My mission was by far easier to accomplish and that's perhaps the reason, why my visit wasn't mediatized in an equal measure, not to say not at all. While Tom Cruise drew huge crowds of fans as he scaled the roof of the Vienna opera house in Austria on Thursday to practise stunts for Mission Impossible 5, I just climbed to the first floor of the Generali Building on Mariahilfer Street 1b in order to "meet" Frederick John Kiesler, born as Friedrich Kiesler on September 22, 1890 in Czernowitz. Between 1908-1909 Kiesler studies in Vienna at the Technical University and at the Academy of Fine Arts.



The exhibition "Unknown & Unbuilt? - Kiesler's Architectural Projects from the 1950s" organized by the Austrian Frederick and Lilian Kiesler Private Foundation "focusses on so far nearly unknown architectural projects by Frederick Kiesler from the 1950s and presents an unexpected struggle of the artist-architect for a fusion of utopia and pragmatism."
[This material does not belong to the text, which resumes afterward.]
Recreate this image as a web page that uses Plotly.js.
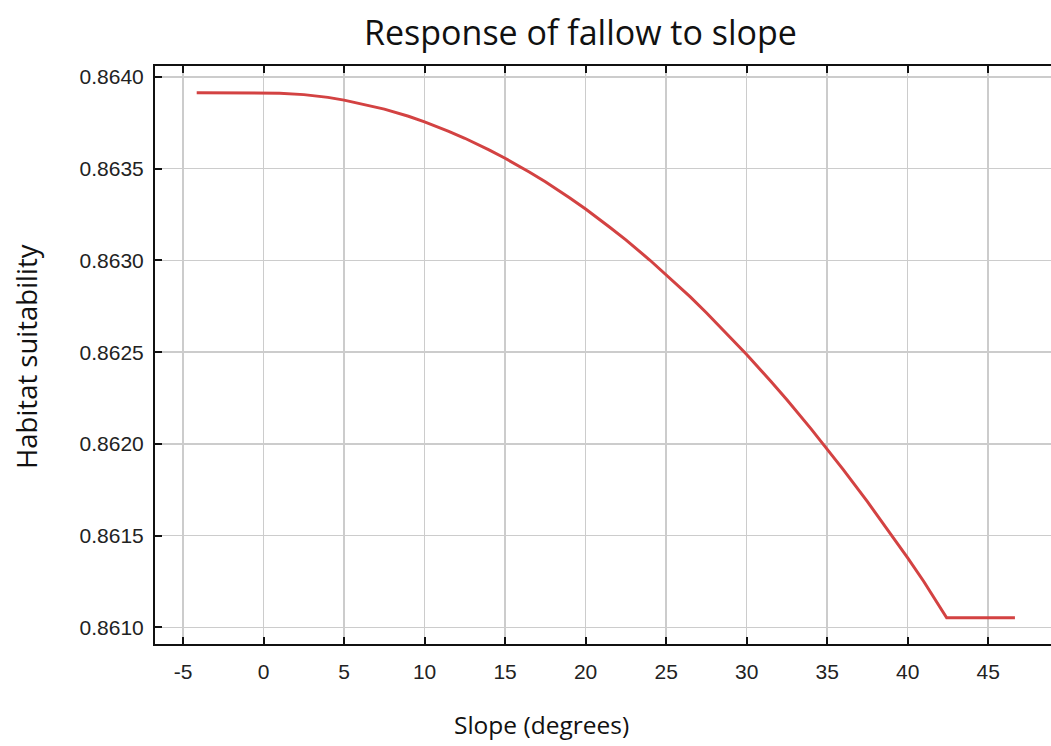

Wikipedia: "Kiesler was often shunned by his peers, although he was chosen in 1952 as one of 'the 15 leading artists at mid-century' by The Museum of Modern Art and in 1957 became a fellow of the Graham Foundation in Chicago. Israeli architects disapproved of his and Bartos's serving as the architects for the Shrine of the Book (1957–65) because they were not Israelis, even though they were Jews. Further objections to Kiesler were that he had not completed his architecture studies and had built no structures, despite having been a licensed architect in New York State since 1930. One of his colleagues at Columbia University joked: 'If Kiesler wants to hold two pieces of wood together, he pretends he's never heard of nails or screws. He tests the tensile strengths of various metal alloys, experiments with different methods and shapes, and after six months comes up with a very expensive device that holds two pieces of wood together almost as well as a screw' (Architectural Forum, vol. 86, no. 2, 1947, p. 140). The Austrian Frederick and Lillian Kiesler Private Foundation was established in 1997 in Vienna and biennially grants the Kiesler Prize for Architecture and the Arts."